» Supplied information:
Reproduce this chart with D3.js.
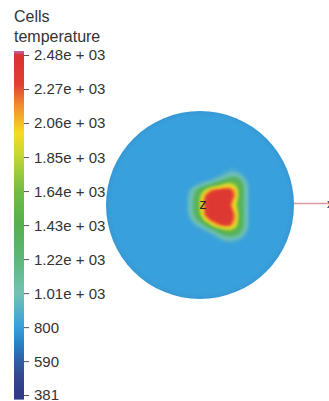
<!DOCTYPE html>
<html><head><meta charset="utf-8">
<script src="https://cdn.jsdelivr.net/npm/d3@7"></script>
<style>html,body{margin:0;padding:0;background:#fff}svg{display:block}</style>
</head><body><svg id="c" width="329" height="401"></svg>
<script>
const titleLines = ["Cells", "temperature"];
const tickValues = [2480, 2270, 2060, 1850, 1640, 1430, 1220, 1010, 800, 590, 381];
const tickLabels = ["2.48e + 03","2.27e + 03","2.06e + 03","1.85e + 03","1.64e + 03","1.43e + 03","1.22e + 03","1.01e + 03","800","590","381"];
const colorTemps = [381, 500, 590, 680, 800, 1010, 1220, 1430, 1640, 1870, 2000, 2170, 2300, 2480, 2500, 2530];
const colorHex = ["#343a86","#31498f","#2f5fa6","#2a7cc0","#38a0dc","#74c2b4","#5cb87a","#55b04e","#72bc46","#c8d832","#f6dc22","#f08c30","#e04030","#dc3030","#c060a0","#c060a0"];
const backgroundTemp = 800;
const gridCols = [185,190,195,200,205,210,215,220,225,230,235,240,245,250];
const gridRows = [170,175,180,185,190,195,200,205,210,215,220,225,230,235,240,245];
const temperature = [
[800,800,800,800,800,800,800,800,820,850,850,820,800,800],
[800,800,800,800,800,800,820,850,950,1050,1050,950,820,800],
[800,800,800,800,820,850,950,1100,1250,1400,1450,1250,950,800],
[800,800,850,950,1100,1250,1500,1700,1900,1950,1750,1450,1050,820],
[800,900,1150,1400,1750,2150,2300,2350,2400,2350,2100,1500,1100,820],
[800,950,1250,1650,2200,2400,2400,2400,2400,2400,2200,1500,1100,820],
[800,1000,1300,1750,2300,2400,2400,2400,2400,2400,2050,1450,1100,820],
[800,1000,1300,1750,2300,2400,2400,2400,2400,2300,1900,1400,1100,820],
[800,1000,1300,1750,2300,2400,2400,2400,2400,2400,2050,1450,1100,820],
[800,950,1250,1650,2250,2400,2400,2400,2400,2400,2200,1500,1100,820],
[800,850,1100,1350,1850,2250,2400,2400,2400,2400,2150,1450,1100,820],
[800,800,880,1000,1250,1650,2050,2250,2350,2300,1950,1450,1100,820],
[800,800,800,820,900,1050,1250,1500,1700,1750,1600,1350,1000,800],
[800,800,800,800,800,820,900,1100,1250,1300,1250,1100,880,800],
[800,800,800,800,800,800,820,850,920,950,920,850,800,800],
[800,800,800,800,800,800,800,800,800,800,800,800,800,800]
];
const axisLabels = {pole:"z", right:"x"};

const svg = d3.select("#c");
const defs = svg.append("defs");
defs.append("filter").attr("id","soft").append("feGaussianBlur").attr("stdDeviation",0.8);
defs.append("filter").attr("id","edge").append("feGaussianBlur").attr("stdDeviation",0.5);
const rim = defs.append("radialGradient").attr("id","rim");
rim.append("stop").attr("offset","0.94").attr("stop-color","#39a0dc");
rim.append("stop").attr("offset","1").attr("stop-color","#3698d4");
const color = d3.scaleLinear().domain(colorTemps).range(colorHex).interpolate(d3.interpolateRgb).clamp(true);

// colour bar
const barY = d3.scaleLinear().domain([381, 2480]).range([395, 55]);
const barTemps = d3.range(barY.invert(399), barY.invert(51), (barY.invert(50)-barY.invert(51)));
const bar = svg.append("g").attr("filter","url(#edge)");
bar.selectAll("rect").data(barTemps).join("rect")
  .attr("x",14).attr("width",10).attr("y",d=>barY(d)-1).attr("height",1.6).attr("fill",d=>color(d));
const axis = d3.axisRight(barY).tickValues(tickValues).tickSize(5).tickPadding(5)
  .tickFormat((d,i)=>tickLabels[i]);
const ag = svg.append("g").attr("transform","translate(24,0)").call(axis);
ag.select(".domain").remove();
ag.selectAll("line").attr("stroke","#555").attr("stroke-width",1);
ag.selectAll("text").attr("font-family","Liberation Sans").attr("font-size",15).attr("fill","#333").attr("dy","0.33em");

// title
svg.append("g").selectAll("text").data(titleLines).join("text")
  .attr("x",14).attr("y",(d,i)=>22+i*20).attr("font-family","Liberation Sans").attr("font-size",16).attr("fill","#333").text(d=>d);

// disc
const cx=200, cy=205, r=94;
defs.append("clipPath").attr("id","disc").append("circle").attr("cx",cx).attr("cy",cy).attr("r",r);
svg.append("line").attr("x1",cx+r-1).attr("x2",329).attr("y1",203.5).attr("y2",203.5).attr("stroke","#d99aa2").attr("stroke-width",1.6);
const disc = svg.append("g").attr("filter","url(#edge)");
disc.append("circle").attr("cx",cx).attr("cy",cy).attr("r",r).attr("fill","url(#rim)");
const xS = d3.scaleLinear().domain([0,gridCols.length-1]).range([gridCols[0],gridCols[gridCols.length-1]]);
const yS = d3.scaleLinear().domain([0,gridRows.length-1]).range([gridRows[0],gridRows[gridRows.length-1]]);
const flat = temperature.flat();
const levels = d3.range(825, 2425, 25);
const contours = d3.contours().size([gridCols.length,gridRows.length]).smooth(true).thresholds(levels)(flat);
const proj = d3.geoTransform({point(x,y){this.stream.point(xS(x-0.5),yS(y-0.5));}});
const path = d3.geoPath(proj);
svg.append("g").attr("filter","url(#soft)").attr("clip-path","url(#disc)")
  .selectAll("path").data(contours).join("path").attr("d",path).attr("fill",d=>color(d.value));

// axis letters
svg.append("text").attr("x",203).attr("y",209).attr("text-anchor","middle").attr("font-family","Liberation Sans").attr("font-size",14).attr("fill","#222").text(axisLabels.pole);
svg.append("text").attr("x",327).attr("y",208).attr("font-family","Liberation Sans").attr("font-size",13).attr("fill","#222").text(axisLabels.right);
</script></body></html>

» What you should do:
Write out every line of the data that holds the word "this".

» Exercise output:
Reproduce this chart with D3.js.
const proj = d3.geoTransform({point(x,y){this.stream.point(xS(x-0.5),yS(y-0.5));}});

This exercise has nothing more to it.